WHAT YOU HAVE TO DO:
Below are the records; extract from them the line containing "Rebuild this chart" to the line containing "import plotly.graph_objects as go", both lines included, exactly and with no pictures.

EXTRACTED DATA:
** BEGIN **

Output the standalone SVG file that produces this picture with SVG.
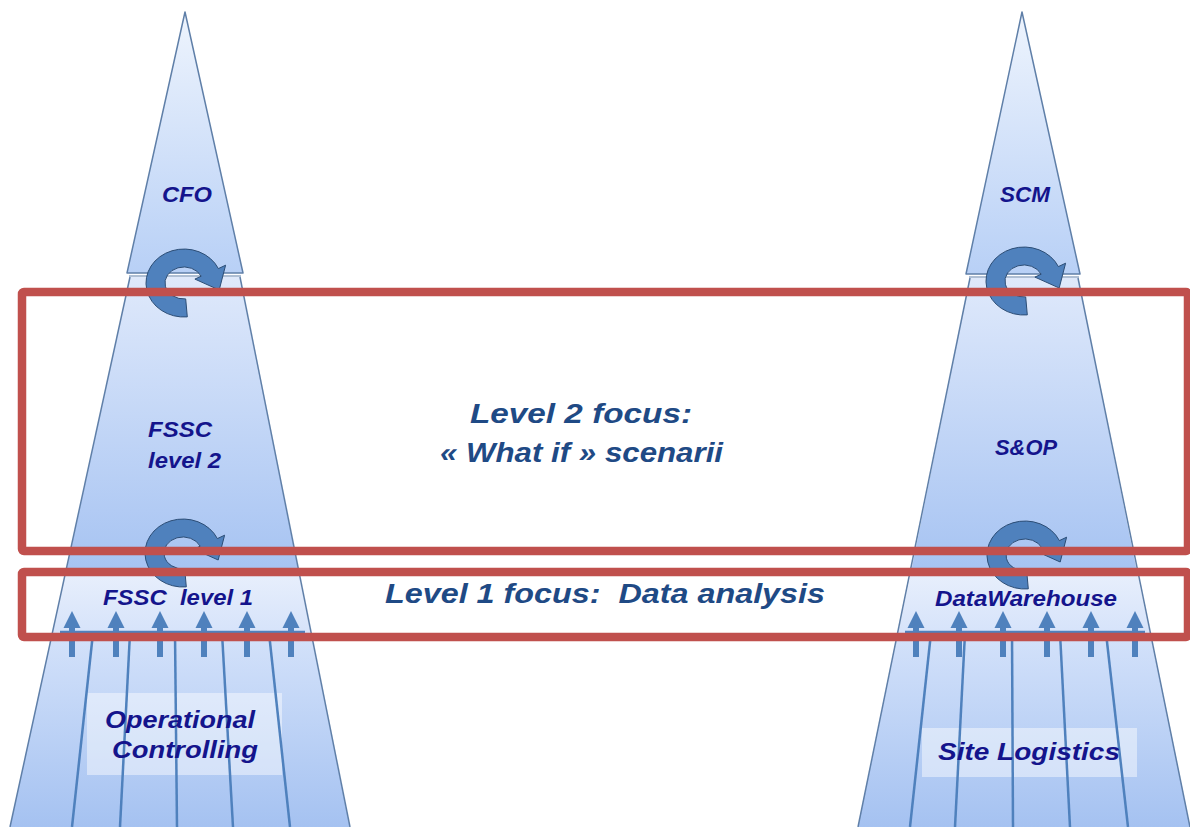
<svg xmlns="http://www.w3.org/2000/svg" width="1190" height="827" viewBox="0 0 1190 827">
<style>
.edge{fill:none;stroke:#5f7fa8;stroke-width:1.5;stroke-linejoin:round}
.lbl{font-family:"Liberation Sans",Arial,sans-serif;font-weight:bold;font-style:italic;fill:#14148c;white-space:pre}
.focus{font-family:"Liberation Sans",Arial,sans-serif;font-weight:bold;font-style:italic;fill:#1f4a85;font-size:28px;white-space:pre}
.red{fill:none;stroke:#c0504d;stroke-width:8.5}
.flow{stroke:#4f81bd;stroke-width:2.5;fill:none}
.arrow{fill:#4f81bd}
.cyc{fill:#4f81bd;stroke:#2c4d75;stroke-width:1}
.box{fill:#ffffff;fill-opacity:0.45}
</style>
<defs>
<linearGradient id="gTri" x1="0" y1="0" x2="0" y2="1"><stop offset="0" stop-color="#eef4fd"/><stop offset="1" stop-color="#b8d0f6"/></linearGradient>
<linearGradient id="gMid" x1="0" y1="0" x2="0" y2="1"><stop offset="0" stop-color="#dfe9fb"/><stop offset="1" stop-color="#a6c3f2"/></linearGradient>
<linearGradient id="gBand" x1="0" y1="0" x2="0" y2="1"><stop offset="0" stop-color="#e8effc"/><stop offset="1" stop-color="#d6e3fa"/></linearGradient>
<linearGradient id="gBot" x1="0" y1="0" x2="0" y2="1"><stop offset="0" stop-color="#d4e2fa"/><stop offset="1" stop-color="#a5c2f1"/></linearGradient>
<path id="cycle" d="M3.3,33.9 A38,34 0 1 1 34.4,-14.4 L41.6,-17.8 L35.2,7 L10.9,-3.9 L17.2,-6.8 A19,16 0 1 0 1.7,15.9 Z"/>
<path id="up" d="M-3,46 L-3,17 L-8.5,17 L0,0 L8.5,17 L3,17 L3,46 Z"/>
</defs>

<g id="tower-left">
  <polygon points="185,12 243,273 127,273" fill="url(#gTri)"/>
  <polygon points="185,12 243,273 127,273" class="edge"/>
  <polygon points="130,277 240,277 299,572 66,572" fill="url(#gMid)"/>
  <polygon points="66,572 299,572 311,633 52,633" fill="url(#gBand)"/>
  <polygon points="52,633 311,633 350,827 10,827" fill="url(#gBot)"/>
  <polyline points="130,277 10,827" class="edge"/>
  <polyline points="240,277 350,827" class="edge"/>
  <line x1="129" y1="276" x2="241" y2="276" stroke="#5f7fa8" stroke-width="1"/>
</g>

<g id="tower-right">
  <polygon points="1022,12 1080,274 966,274" fill="url(#gTri)"/>
  <polygon points="1022,12 1080,274 966,274" class="edge"/>
  <polygon points="970,278 1078,278 1137,572 911,572" fill="url(#gMid)"/>
  <polygon points="911,572 1137,572 1150,633 898,633" fill="url(#gBand)"/>
  <polygon points="898,633 1150,633 1190,827 858,827" fill="url(#gBot)"/>
  <polyline points="970,278 858,827" class="edge"/>
  <polyline points="1078,278 1190,827" class="edge"/>
  <line x1="969" y1="277" x2="1079" y2="277" stroke="#5f7fa8" stroke-width="1"/>
</g>

<g id="label-boxes">
  <rect class="box" x="87" y="693" width="195" height="82"/>
  <rect class="box" x="922" y="728" width="215" height="49"/>
</g>

<g id="connectors">
  <line class="flow" x1="60" y1="632" x2="305" y2="632"/>
  <line class="flow" x1="93" y1="633" x2="72" y2="827"/>
  <line class="flow" x1="130" y1="633" x2="120" y2="827"/>
  <line class="flow" x1="175" y1="633" x2="177" y2="827"/>
  <line class="flow" x1="222" y1="633" x2="233" y2="827"/>
  <line class="flow" x1="269" y1="633" x2="290" y2="827"/>
  <use href="#up" class="arrow" x="72" y="611"/>
  <use href="#up" class="arrow" x="116" y="611"/>
  <use href="#up" class="arrow" x="160" y="611"/>
  <use href="#up" class="arrow" x="204" y="611"/>
  <use href="#up" class="arrow" x="247" y="611"/>
  <use href="#up" class="arrow" x="291" y="611"/>

  <line class="flow" x1="905" y1="632" x2="1145" y2="632"/>
  <line class="flow" x1="931" y1="633" x2="910" y2="827"/>
  <line class="flow" x1="965" y1="633" x2="955" y2="827"/>
  <line class="flow" x1="1012" y1="633" x2="1013" y2="827"/>
  <line class="flow" x1="1060" y1="633" x2="1070" y2="827"/>
  <line class="flow" x1="1106" y1="633" x2="1128" y2="827"/>
  <use href="#up" class="arrow" x="916" y="611"/>
  <use href="#up" class="arrow" x="959" y="611"/>
  <use href="#up" class="arrow" x="1003" y="611"/>
  <use href="#up" class="arrow" x="1047" y="611"/>
  <use href="#up" class="arrow" x="1091" y="611"/>
  <use href="#up" class="arrow" x="1135" y="611"/>

  <use href="#cycle" class="cyc" x="184" y="283"/>
  <use href="#cycle" class="cyc" x="183" y="553"/>
  <use href="#cycle" class="cyc" x="1024" y="281"/>
  <use href="#cycle" class="cyc" x="1025" y="555"/>
</g>

<g id="labels">
  <text class="lbl" font-size="22" x="162" y="202" textLength="50" lengthAdjust="spacingAndGlyphs">CFO</text>
  <text class="lbl" font-size="22" x="1000" y="202" textLength="50" lengthAdjust="spacingAndGlyphs">SCM</text>
  <text class="lbl" font-size="22" x="148" y="437" textLength="64" lengthAdjust="spacingAndGlyphs">FSSC</text>
  <text class="lbl" font-size="22" x="148" y="468" textLength="73" lengthAdjust="spacingAndGlyphs">level 2</text>
  <text class="lbl" font-size="22" x="995" y="455" textLength="62" lengthAdjust="spacingAndGlyphs">S&amp;OP</text>
  <text class="lbl" font-size="22" x="103" y="605" textLength="150" lengthAdjust="spacingAndGlyphs">FSSC  level 1</text>
  <text class="lbl" font-size="22" x="935" y="606" textLength="182" lengthAdjust="spacingAndGlyphs">DataWarehouse</text>
  <text class="lbl" font-size="24" x="105" y="728" textLength="150" lengthAdjust="spacingAndGlyphs">Operational</text>
  <text class="lbl" font-size="24" x="112" y="758" textLength="146" lengthAdjust="spacingAndGlyphs">Controlling</text>
  <text class="lbl" font-size="24" x="938" y="760" textLength="182" lengthAdjust="spacingAndGlyphs">Site Logistics</text>
  <text class="focus" x="470" y="423" textLength="222" lengthAdjust="spacingAndGlyphs">Level 2 focus:</text>
  <text class="focus" x="440" y="462" textLength="283" lengthAdjust="spacingAndGlyphs">« What if » scenarii</text>
  <text class="focus" x="385" y="603" textLength="440" lengthAdjust="spacingAndGlyphs">Level 1 focus:  Data analysis</text>
</g>

<g id="focus-frames">
  <rect id="level2-frame" class="red" x="22" y="292" width="1166" height="259" rx="2"/>
  <rect id="level1-frame" class="red" x="22" y="572" width="1166" height="65" rx="2"/>
</g>
</svg>
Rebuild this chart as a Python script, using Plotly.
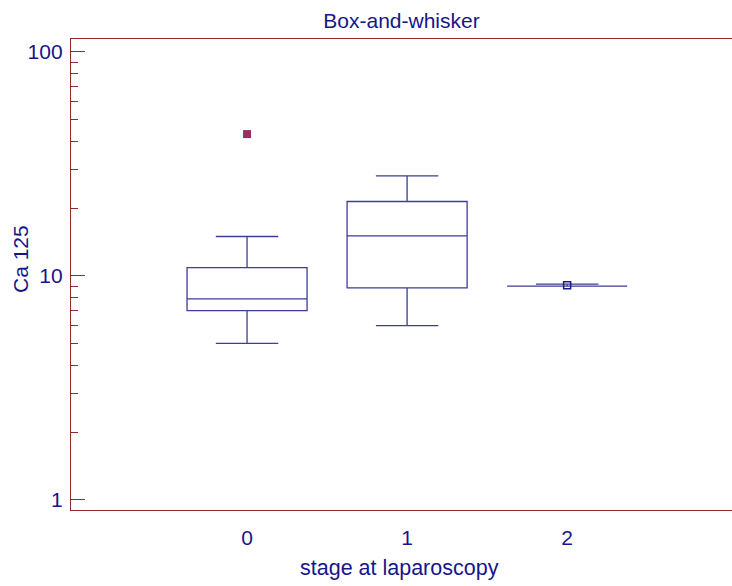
import plotly.graph_objects as go

# Data
stages = [0, 1, 2]
stage_labels = ["0", "1", "2"]
q1 = [7.0, 8.85, 9.0]
median = [7.9, 15.1, 9.0]
q3 = [10.9, 21.5, 9.0]
lower_whisker = [5.0, 6.0, 9.0]
upper_whisker = [15.0, 28.0, 9.2]
outlier_x = [0]
outlier_y = [43.0]
point_x = [2]
point_y = [9.1]

y_major = [1, 10, 100]
y_minor = [2, 3, 4, 5, 6, 7, 8, 9, 20, 30, 40, 50, 60, 70, 80, 90]

BOX_COL = "#3d3d9c"
TXT_COL = "#16168a"
AX_COL = "#8e2b2b"
FONT = "Liberation Sans, Arial, sans-serif"

fig = go.Figure()
for i, s in enumerate(stages):
    fig.add_trace(go.Box(
        x=[s], q1=[q1[i]], median=[median[i]], q3=[q3[i]],
        lowerfence=[lower_whisker[i]], upperfence=[upper_whisker[i]],
        width=0.75, whiskerwidth=0.52,
        line=dict(color=BOX_COL, width=1.3),
        fillcolor="rgba(0,0,0,0)", boxpoints=False,
        showlegend=False, hoverinfo="skip",
    ))

fig.add_trace(go.Scatter(
    x=outlier_x, y=outlier_y, mode="markers",
    marker=dict(symbol="square", size=8, color="#9b2d5f", line=dict(width=0)),
    showlegend=False,
))
fig.add_trace(go.Scatter(
    x=point_x, y=point_y, mode="markers",
    marker=dict(symbol="square-open", size=7, color="#1a1a8a", line=dict(width=1.5)),
    showlegend=False,
))

# the plot frame runs past the right edge of the window (no right border visible)
W, H = 740, 586
L, T, B = 71, 39, 76
PW, PH = W - L, H - T - B
fig.update_layout(
    width=W, height=H,
    margin=dict(l=L, r=0, t=T, b=B),
    plot_bgcolor="white", paper_bgcolor="white",
    font=dict(family=FONT, color=TXT_COL, size=21),
    title=dict(text="Box-and-whisker", x=401.5 / W, xanchor="center",
               y=1 - 13 / H, yanchor="top",
               font=dict(size=21, color=TXT_COL, family=FONT)),
    boxmode="overlay",
    annotations=[
        dict(
            text="Ca 125", textangle=-90, showarrow=False,
            xref="paper", yref="paper",
            x=(20 - L) / PW, y=(H - B - 259) / PH,
            xanchor="center", yanchor="middle",
            font=dict(size=21, color=TXT_COL, family=FONT),
        ),
        dict(
            text="stage at laparoscopy", showarrow=False,
            xref="paper", yref="paper",
            x=(399.5 - L) / PW, y=-(568 - (H - B)) / PH,
            xanchor="center", yanchor="middle",
            font=dict(size=21.5, color=TXT_COL, family=FONT),
        ),
    ],
)

fig.update_xaxes(
    range=[-1.1, 3.08], tickvals=stages, ticktext=stage_labels,
    ticks="outside", ticklen=9, tickcolor="rgba(0,0,0,0)",
    showgrid=False, zeroline=False, automargin=False,
    showline=True, linecolor=AX_COL, linewidth=1.3, mirror=True,
    tickfont=dict(size=21),
)
fig.update_yaxes(
    type="log", range=[-0.045, 2.058],
    tickvals=y_major, ticktext=[str(v) for v in y_major],
    ticks="inside", ticklen=14, tickcolor=AX_COL, tickwidth=1.3,
    minor=dict(tickvals=y_minor, ticks="inside", ticklen=7, tickcolor=AX_COL, tickwidth=1.3),
    showgrid=False, zeroline=False, automargin=False,
    showline=True, linecolor=AX_COL, linewidth=1.3, mirror=False,
    ticklabelstandoff=3,
    tickfont=dict(size=21),
)

fig.write_html(
    "out.html",
    config={"displayModeBar": False},
    post_script="document.body.style.margin='0';document.body.style.overflow='hidden';",
)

** END **

EXERCISE SOLUTION:
Rebuild this chart as a Python script, using Plotly.
import plotly.graph_objects as go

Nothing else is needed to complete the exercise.